女川の人口は6千人弱、24年4月時点では避難行動要支援者は1,546名、個別避難計画は手上げ方式で、同意のあった人が対象で84名に策定(策定率5.4%)している。
現在の取り組み状況を女川町に電話で聞いてみた。現在の避難行動要支援者は約2000名、個別避難計画は84名とのことだった。この数字は昨年と変わりない。先ずはじめの避難先は在宅の方は支援者とともに、災害では避難所、原発事故では町内の防護施設とのことでした。そこから栗原市等に移動することになる。但し、移動により、体調を崩すような方は、防護施設に準備ができるまで留まることになる。数日そこで過ごすことになる。石巻の施設に電話を掛けたり、発信されている動画を見た。石巻の防護設備を備えた高齢者施設の担当者が不安に感じている。能登半島地震で防護設備を備えて施設が被災し、道路は寸断されそこにたどり着けなかったことだ。石巻の担当者は「やるしかない」と言っていた。やればなんとかなるというものでない。原発事故が起こると確実は対策はない。原発の稼働を止めるべきである。
避難訓練の実施を
女川町の担当者の話を聞いたり、発信されている文書を見たが、仮に個別避難計画がつくられても、これなら安心というより、原発事故が起こったとき、このような対応ができるか?という疑問だ。どうしても避難訓練は、特に避難行動要支援者に必要だ。先日の避難訓練では、個別避難計画の対象者は参加はなかった。
東日本大震災を経験した宮城県、仙台市の避難行動要支援者、個別避難計画策定の取り組みは熱意が感じられない。
災害対策には、急いで個別避難計画をつくって欲しい
原発事故に対しては、個別避難計画を急いで。避難訓練を実施すること。原発稼働を止めるが確実な安全対策であることを確認すること。
〈 資料 〉 ”みやぎ県民センター ニュースレター95号” より
〈 主な参考文献 〉
〈 参考資料 〉
・避難行動要支援者の避難行動支援に関する取り組み指針。

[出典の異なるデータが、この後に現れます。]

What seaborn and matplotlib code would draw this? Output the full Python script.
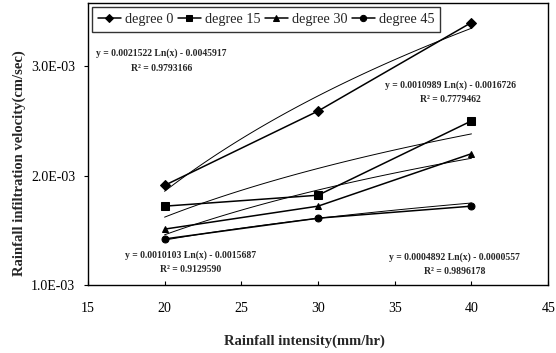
import numpy as np
import pandas as pd
import matplotlib
matplotlib.use("Agg")
import matplotlib.pyplot as plt
from matplotlib.ticker import FuncFormatter, FixedLocator
import seaborn as sns

# Rainfall intensity (mm/hr)
intensity = [20, 30, 40]

# Infiltration velocity (cm/sec) per slope angle
deg0 = [1.91e-3, 2.59e-3, 3.40e-3]
deg15 = [1.72e-3, 1.82e-3, 2.50e-3]
deg30 = [1.51e-3, 1.72e-3, 2.20e-3]
deg45 = [1.42e-3, 1.61e-3, 1.72e-3]

series_names = ["degree 0", "degree 15", "degree 30", "degree 45"]
series_values = [deg0, deg15, deg30, deg45]
series_markers = ["D", "s", "^", "o"]

# Logarithmic trendlines: y = a Ln(x) + b, with R^2
trend_a = [0.0021522, 0.0010989, 0.0010103, 0.0004892]
trend_b = [-0.0045917, -0.0016726, -0.0015687, -0.0000557]
trend_r2 = ["0.9793166", "0.7779462", "0.9129590", "0.9896178"]
eq_x = [19.8, 38.6, 21.7, 38.9]
eq_y = [3.05e-3, 2.76e-3, 1.21e-3, 1.19e-3]

sns.set_style("white")
plt.rcParams["font.family"] = ["Liberation Serif", "DejaVu Serif"]

fig = plt.figure(figsize=(5.56, 3.53), dpi=100)
ax = fig.add_axes([0.158, 0.193, 0.828, 0.799])

df = pd.DataFrame({
    "intensity": np.tile(intensity, len(series_names)),
    "velocity": np.concatenate(series_values),
    "series": np.repeat(series_names, len(intensity)),
})

for name, mk in zip(series_names, series_markers):
    sub = df[df["series"] == name]
    sns.lineplot(data=sub, x="intensity", y="velocity", ax=ax, color="black",
                 marker=mk, markersize=5 if mk != "s" else 5.5,
                 markeredgecolor="black", linewidth=1.1, label=name,
                 estimator=None, sort=False)

# trendlines
xs = np.linspace(intensity[0], intensity[-1], 100)
for a, b in zip(trend_a, trend_b):
    ax.plot(xs, a * np.log(xs) + b, color="black", linewidth=0.7, zorder=1)

for a, b, r2, tx, ty in zip(trend_a, trend_b, trend_r2, eq_x, eq_y):
    sign = "-" if b < 0 else "+"
    txt = f"y = {a:.7f} Ln(x) {sign} {abs(b):.7f}\nR² = {r2}"
    ax.text(tx, ty, txt, ha="center", va="center", multialignment="center",
            fontsize=6.9, fontweight="bold", linespacing=1.75)

ax.set_xlim(15, 45)
ax.set_ylim(1.0e-3, 3.58e-3)
ax.xaxis.set_major_locator(FixedLocator([15, 20, 25, 30, 35, 40, 45]))
ax.yaxis.set_major_locator(FixedLocator([1.0e-3, 2.0e-3, 3.0e-3]))
ax.yaxis.set_major_formatter(FuncFormatter(lambda v, p: f"{v:.1E}"))
ax.tick_params(axis="x", direction="in", length=3, labelsize=10, pad=12, colors="black")
ax.tick_params(axis="y", direction="out", length=3, labelsize=10, pad=6, colors="black")
ax.tick_params(left=True, bottom=True)

for sp in ax.spines.values():
    sp.set_color("black")
    sp.set_linewidth(1.0)

ax.set_xlabel("Rainfall intensity(mm/hr)", fontsize=10.5, fontweight="bold")
ax.set_ylabel("Rainfall infiltration velocity(cm/sec)", fontsize=10.5, fontweight="bold")
ax.xaxis.set_label_coords(0.47, -0.175)
ax.yaxis.set_label_coords(-0.135, 0.43)

leg = ax.legend(loc="upper left", ncol=4, fontsize=10.3, frameon=True, fancybox=False,
                edgecolor="black", handlelength=1.6, handletextpad=0.3,
                columnspacing=0.3, borderpad=0.4, borderaxespad=0.3, markerscale=0.9)
leg.get_frame().set_linewidth(1.0)

fig.savefig("out.png", dpi=100)
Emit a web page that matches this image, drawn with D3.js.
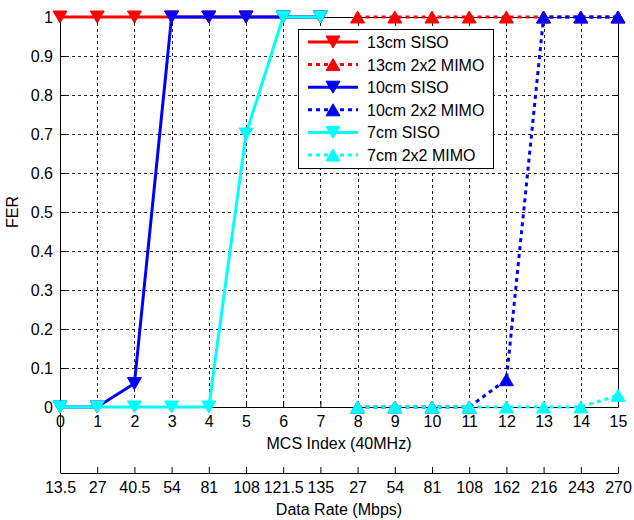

平成25年8月(令和3年5月改定)、内閣府(防災担当)。
・宮城県避難行動要支援者に対する支援ガイドライン、令和6年3月、宮城県(保健福祉部)
・能登半島地震から考える避難要支援者の個別避難計画づくり、みやぎ県民センター・ニ ュースレター、95号(2024年7月11日)
・北村龍男:提案:個別避難計画を介護サービス計画に含めること、宮医報、947号、2024年12月、1040-41頁。